The NHL looked to close the door on the Rick Tocchet betting scandal Thursday, insisting that the integrity of the game has not been harmed.
But it is clear that Tocchet's gambling and willingness to help others wager have left a mark, tarnishing the league and casting some of its inhabitants - perhaps unfairly - in an unflattering light.
Hired by the league to lead an internal investigation, former Unabomber prosecutor Robert Cleary interviewed 90 people to find out the extent of Tocchet's taint. While some were directly or indirectly involved in the betting allegations, most were former teammates and club officials quizzed as to Tocchet's modus operandi.
The list of former associates includes Sean Burke, Bob Clark, Donald Brashear, Peter Forsberg, Simon Gagne, Ken Hitchcock, Reggie Lemelin, John LeClair, Eric Lindros, Mark Recchi and Keith Tkachuk.

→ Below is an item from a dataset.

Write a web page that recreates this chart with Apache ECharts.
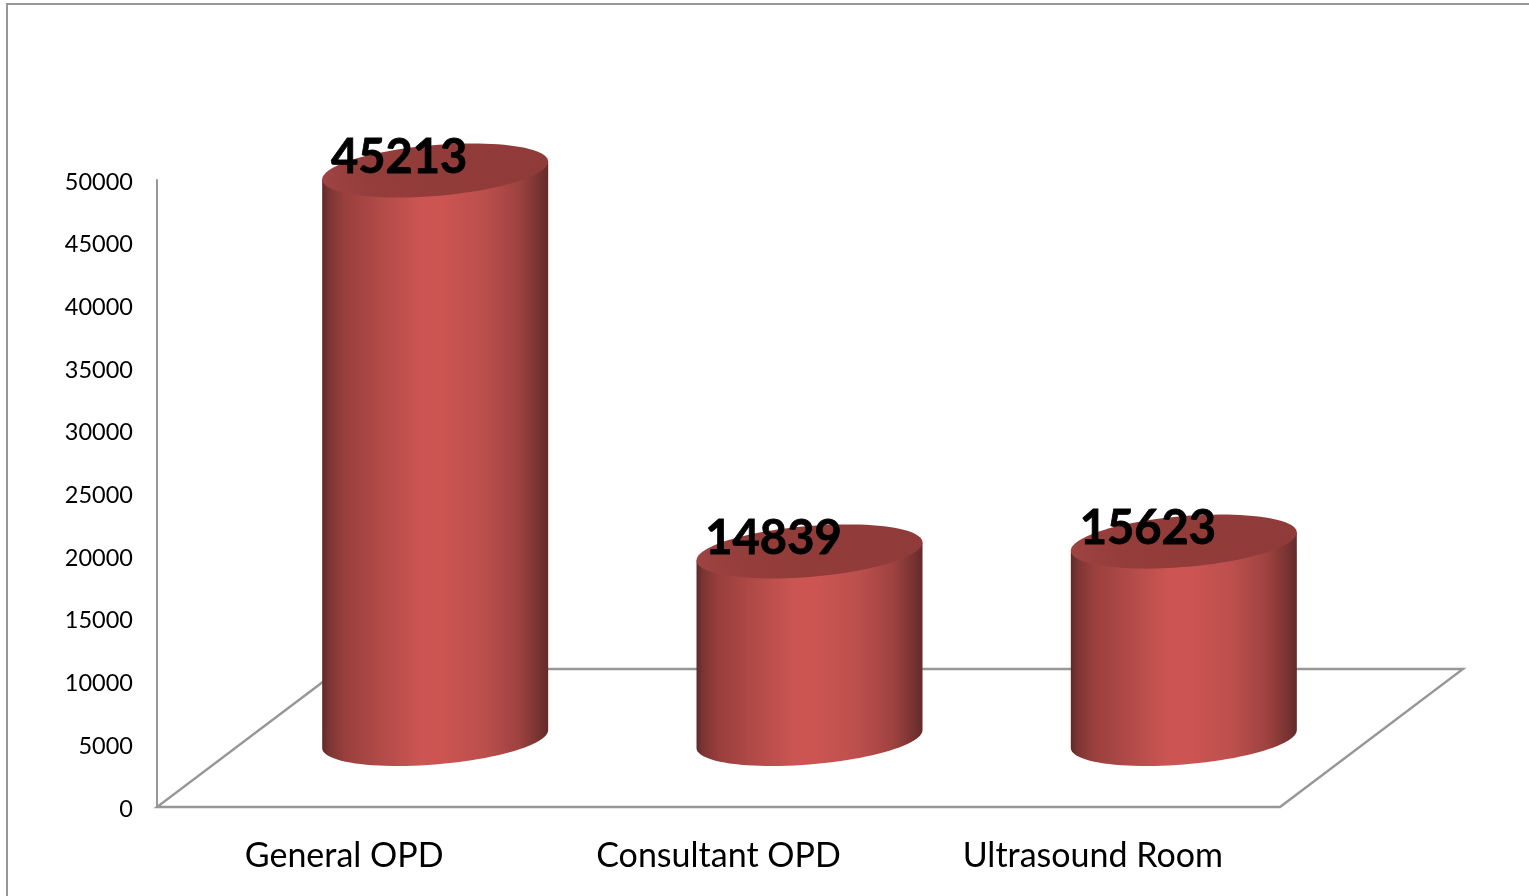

Tocchet comes across as a gambler but no criminal mastermind. He placed bets with James Harney and referred a "small number of individuals" (said to be NHL players and Janet Jones Gretzky) to the then-New Jersey state trooper so they could bet themselves.
Tocchet said he started betting with Harney in 2000 or 2001, saying the fact he was in law enforcement provided "a sense of safety." The report says Tocchet "maintained a financial interest in the betting activity" of those he referred to Harney.
None of the bets were on hockey, the report says.
"We concluded that Tocchet's illegal bookmaking activity was isolated in scope and at no point in time affected the integrity of NHL games," Cleary states.
Still, damage has been done for a league struggling to make headlines for the right reasons south of the border.
"Mr. Tocchet's actions and poor judgment giving rise to these charges ... unfairly cast an unfavourable and negative light on our game and some of the great people in our game," commissioner Gary Bettman said in his statement Thursday.
"Mr. Tocchet's acknowledged conduct gave rise to a 'story' that has lingered for more than a year and a half, and has created an environment which left not only him but the entire National Hockey League vulnerable to embarrassment, to accusations of scandal, to suspicions pertaining to the integrity of NHL competition, and to the possibility of diminished respect in the eyes of the public."
Frustration seems to bubble below the surface of Bettman's statement: frustration that Tocchet could have been so stupid, frustration at New Jersey authorities' initial wide-ranging and damning claims, frustration that Tocchet essentially ignored the NHL's wishes while on leave of absence by staying in contact with those in the league and by taking part in the World Series of Poker.
Mainly it's frustration that his league has been needlessly dragged through the mud, thanks to Tocchet.
The Cleary report found no evidence of betting on hockey by NHL personnel and no ties between Tocchet's activity and organized crime.
It did find "a small group of current and former NHL players" placed bets, although none on hockey.
The report also said:
-Then Coyotes GM Michael Barnett placed a $1,000 bet on the 2006 Super Bowl through Tocchet, believing Tocchet had a sports betting connection in Las Vegas.
-Coyotes coach and part-owner Wayne Gretzky knew Tocchet gambled as a hobby and enjoyed betting on football. Gretzky also knew his wife Janet had placed bets on the 2006 Super Bowl through Tocchet. "We found no evidence to suggest that (Wayne) Gretzky has ever placed sports bets, either through Tocchet, or otherwise."
-Janet Jones Gretzky told investigators she bet on the 2006 NFL playoffs and Super Bowl with Tocchet's assistance. She said she would discuss bets with Tocchet and he would then place them with Harney. The report said she did not believe Tocchet placed bets for other individuals.
-Coyotes players and past teammates were unaware that Tocchet was involved in bookmaking. "There was knowledge among these individuals that Tocchet sometimes gambled on football and basketball, but never hockey."
Harney got five years in jail, Tocchet two years probation.
Tocchet can return to the league on Feb. 7, providing he meets certain conditions. It's clear it will take a lot longer to win Bettman over, even if he adheres to the required guidelines.
"I remain concerned as to whether Mr. Tocchet is adequately sensitive to the seriousness of the admitted misconduct, especially in the context of his role as a highly visible and prominent employee in a professional sports league," Bettman said.